- Genre: Drama
- Written by: John Finch H. V. Kershaw (as Harry Kershaw)
- Composer: Derek Hilton
- Country of origin: United Kingdom
- No. of episodes: 20

Production
- Executive producers: H. V. Kershaw Peter Willes
- Producers: John Finch H. V. Kershaw
- Running time: 20 x 60 minutes
- Production company: Granada Television

Original release
- Network: ITV
- Release: 1967 – 1968

= City '68 =

City '68 is a UK 60 minute television anthology series of dramas about the emerging problems of a city. It was created by H.V. Kershaw and produced by Granada Television. Twenty episodes aired from 1967 to 1968.

Directors included Michael Apted and Mike Newell.

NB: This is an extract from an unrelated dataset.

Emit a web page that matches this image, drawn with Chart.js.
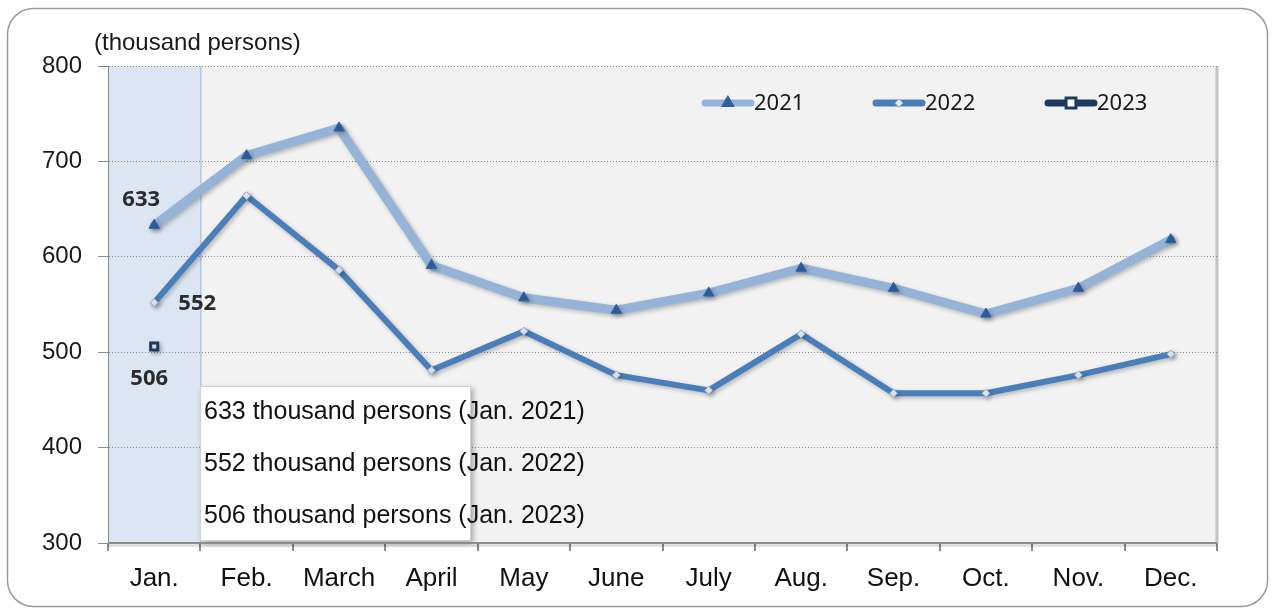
<!DOCTYPE html>
<html lang="en">
  <head>
    <meta charset="UTF-8" />
    <style>
      body {
        margin: 0;
        background-color: rgb(255, 255, 255);
      }
      #wrap {
        width: 1275px;
        height: 616px;
      }
    </style>
    <script src="https://cdn.jsdelivr.net/npm/chart.js"></script>
    <title>Monthly persons</title>
  </head>
  <body>
    <div id="wrap"><canvas id="chart" width="1275" height="616"></canvas></div>

    <script>
      const months = ["Jan.", "Feb.", "March", "April", "May", "June", "July", "Aug.", "Sep.", "Oct.", "Nov.", "Dec."];
      const values2021 = [633, 706, 735, 591, 557, 544, 562, 588, 567, 540, 567, 618];
      const values2022 = [552, 664, 586, 481, 522, 476, 460, 519, 457, 457, 476, 498];
      const values2023 = [506, null, null, null, null, null, null, null, null, null, null, null];
      const yTicks = [300, 400, 500, 600, 700, 800];
      const unitLabel = "(thousand persons)";
      const noteLines = [
        "633 thousand persons (Jan. 2021)",
        "552 thousand persons (Jan. 2022)",
        "506 thousand persons (Jan. 2023)",
      ];

      const sansFont = "'Liberation Sans', Arial, sans-serif";
      const legendFont = "'Noto Sans', 'Open Sans', sans-serif";

      // background: rounded frame, plot fill, Jan. band
      const backdrop = {
        id: "backdrop",
        beforeDraw(chart) {
          const ctx = chart.ctx;
          const a = chart.chartArea;
          ctx.save();
          ctx.fillStyle = "#fff";
          ctx.fillRect(0, 0, chart.width, chart.height);
          ctx.beginPath();
          ctx.roundRect(7.5, 8.5, 1260, 598, 26);
          ctx.strokeStyle = "#9a9a9a";
          ctx.lineWidth = 1.5;
          ctx.stroke();

          ctx.fillStyle = "#f2f2f2";
          ctx.fillRect(a.left, a.top, a.right - a.left, a.bottom - a.top);

          const x = chart.scales.x;
          const bandR = (x.getPixelForValue(0) + x.getPixelForValue(1)) / 2;
          ctx.fillStyle = "#dce6f2";
          ctx.fillRect(a.left, a.top, bandR - a.left, a.bottom - a.top);
          ctx.strokeStyle = "#95b3d7";
          ctx.lineWidth = 1;
          ctx.beginPath();
          ctx.moveTo(bandR + 0.5, a.top);
          ctx.lineTo(bandR + 0.5, a.bottom);
          ctx.stroke();

          // right edge shade
          ctx.strokeStyle = "#c4c4c4";
          ctx.lineWidth = 3;
          ctx.beginPath();
          ctx.moveTo(a.right, a.top);
          ctx.lineTo(a.right, a.bottom);
          ctx.stroke();
          ctx.restore();
        },
        beforeDatasetsDraw(chart) {
          // soft shadow under the lines
          chart.ctx.save();
          chart.ctx.shadowColor = "rgba(0,0,0,0.25)";
          chart.ctx.shadowBlur = 4;
          chart.ctx.shadowOffsetX = 2;
          chart.ctx.shadowOffsetY = 2;
        },
        afterDatasetsDraw(chart) {
          chart.ctx.restore();
        },
        afterDraw(chart) {
          const ctx = chart.ctx;
          const a = chart.chartArea;
          ctx.save();
          // bottom axis line with shadow
          ctx.strokeStyle = "rgba(0,0,0,0.12)";
          ctx.lineWidth = 4;
          ctx.beginPath();
          ctx.moveTo(a.left, a.bottom + 2);
          ctx.lineTo(a.right, a.bottom + 2);
          ctx.stroke();
          ctx.strokeStyle = "#8c8c8c";
          ctx.lineWidth = 2;
          ctx.beginPath();
          ctx.moveTo(a.left, a.bottom);
          ctx.lineTo(a.right, a.bottom);
          ctx.stroke();

          ctx.fillStyle = "#1a1a1a";
          ctx.font = "24px " + sansFont;
          ctx.textBaseline = "middle";
          ctx.textAlign = "left";
          ctx.fillText(unitLabel, 94, 43);
          ctx.restore();
        },
      };

      // value labels, legend and note box
      const extras = {
        id: "extras",
        afterDatasetsDraw(chart) {
          const ctx = chart.ctx;
          ctx.save();
          ctx.shadowColor = "transparent";

          // value labels on Jan.
          const offs = [
            [-13, -26],
            [43, 1],
            [-5, 32],
          ];
          ctx.fillStyle = "#2b2b2b";
          ctx.font = "bold 22px " + legendFont;
          ctx.textAlign = "center";
          ctx.textBaseline = "middle";
          chart.data.datasets.forEach((ds, i) => {
            const pt = chart.getDatasetMeta(i).data[0];
            ctx.fillText(String(ds.data[0]), pt.x + offs[i][0], pt.y + offs[i][1]);
          });

          // legend
          const lx = [705, 876, 1048];
          const ly = 103;
          const legendRadius = [7, 4, 7];
          ctx.font = "22px " + legendFont;
          ctx.textAlign = "left";
          chart.data.datasets.forEach((ds, i) => {
            ctx.strokeStyle = ds.borderColor;
            ctx.lineWidth = 7;
            ctx.lineCap = "round";
            ctx.beginPath();
            ctx.moveTo(lx[i], ly);
            ctx.lineTo(lx[i] + 46, ly);
            ctx.stroke();
            ctx.fillStyle = ds.pointBackgroundColor;
            ctx.strokeStyle = ds.pointBorderColor;
            ctx.lineWidth = ds.pointBorderWidth;
            Chart.helpers.drawPoint(
              ctx,
              {
                pointStyle: ds.pointStyle,
                radius: legendRadius[i],
                borderWidth: ds.pointBorderWidth,
                rotation: 0,
              },
              lx[i] + 23,
              ly
            );
            ctx.fillStyle = "#1a1a1a";
            ctx.fillText(ds.label, lx[i] + 49, ly + 1);
          });

          // note box
          ctx.shadowColor = "rgba(0,0,0,0.35)";
          ctx.shadowBlur = 6;
          ctx.shadowOffsetX = 3;
          ctx.shadowOffsetY = 3;
          ctx.fillStyle = "#fff";
          ctx.fillRect(200, 386, 270, 154);
          ctx.shadowColor = "transparent";
          ctx.strokeStyle = "#d0d0d0";
          ctx.lineWidth = 1;
          ctx.strokeRect(200.5, 386.5, 270, 154);
          ctx.fillStyle = "#111";
          ctx.font = "25px " + sansFont;
          noteLines.forEach((t, i) => {
            ctx.fillText(t, 204, 412 + i * 52);
          });
          ctx.restore();
        },
      };

      const ctx = document.getElementById("chart").getContext("2d");
      const myChart = new Chart(ctx, {
        type: "line",
        data: {
          labels: months,
          datasets: [
            {
              label: "2021",
              data: values2021,
              borderColor: "#95b3d7",
              borderWidth: 9,
              pointStyle: "triangle",
              pointRadius: 6,
              pointBackgroundColor: "#2f5f9e",
              pointBorderColor: "#2f5f9e",
              pointBorderWidth: 1,
            },
            {
              label: "2022",
              data: values2022,
              borderColor: "#4a7ebb",
              borderWidth: 6,
              pointStyle: "rectRot",
              pointRadius: 4,
              pointBackgroundColor: "#e3eaf5",
              pointBorderColor: "#8eaad4",
              pointBorderWidth: 1,
            },
            {
              label: "2023",
              data: values2023,
              borderColor: "#1f3a5f",
              borderWidth: 6,
              pointStyle: "rect",
              pointRadius: 5,
              pointBackgroundColor: "#ffffff",
              pointBorderColor: "#1f3a5f",
              pointBorderWidth: 3,
              showLine: false,
            },
          ],
        },
        options: {
          responsive: false,
          animation: false,
          devicePixelRatio: 1,
          layout: { padding: { top: 66, right: 58, left: 0, bottom: 0 } },
          elements: { line: { tension: 0, borderCapStyle: "round", borderJoinStyle: "round" } },
          plugins: {
            legend: { display: false },
            tooltip: { enabled: false },
          },
          scales: {
            x: {
              offset: true,
              grid: {
                offset: true,
                drawOnChartArea: false,
                drawTicks: true,
                tickLength: 8,
                color: "#8c8c8c",
                lineWidth: 2,
              },
              border: { display: false },
              ticks: {
                color: "#111",
                padding: 12,
                font: { family: sansFont, size: 26 },
              },
              afterFit(scale) {
                scale.height = 73;
              },
            },
            y: {
              min: 300,
              max: 800,
              afterBuildTicks(scale) {
                scale.ticks = yTicks.map((v) => ({ value: v }));
              },
              grid: {
                color: "#8a8a8a",
                lineWidth: 1,
                tickLength: 10,
                tickBorderDash: [],
              },
              // in v4 border.dash dashes the grid lines
              border: { color: "#8c8c8c", width: 1, dash: [1, 2] },
              ticks: {
                color: "#1a1a1a",
                padding: 16,
                font: { family: sansFont, size: 24 },
              },
              afterFit(scale) {
                scale.width = 108;
              },
            },
          },
        },
        plugins: [backdrop, extras],
      });
    </script>
  </body>
</html>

Among its cast were Roy Barraclough, John Bluthal, Geoffrey Chater, Kenneth Colley, Harry H. Corbett, Hugh Cross, Rosalie Crutchley, Diana Coupland, Windsor Davies, Norman Eshley, Jon Finch, Bernard Hepton, Vivien Heilbron, Ronald Hines, Bernard Horsfall, Yootha Joyce, Phyllida Law, Bernard Lee, Desmond Llewelyn, Brian Miller, Geoffrey Palmer, Siân Phillips, Robert Powell, June Ritchie, Martin Shaw, Gerald Sim, Frank Thornton, Wanda Ventham, John Welsh

The series has survived intact, although only two production photographs are available to the public.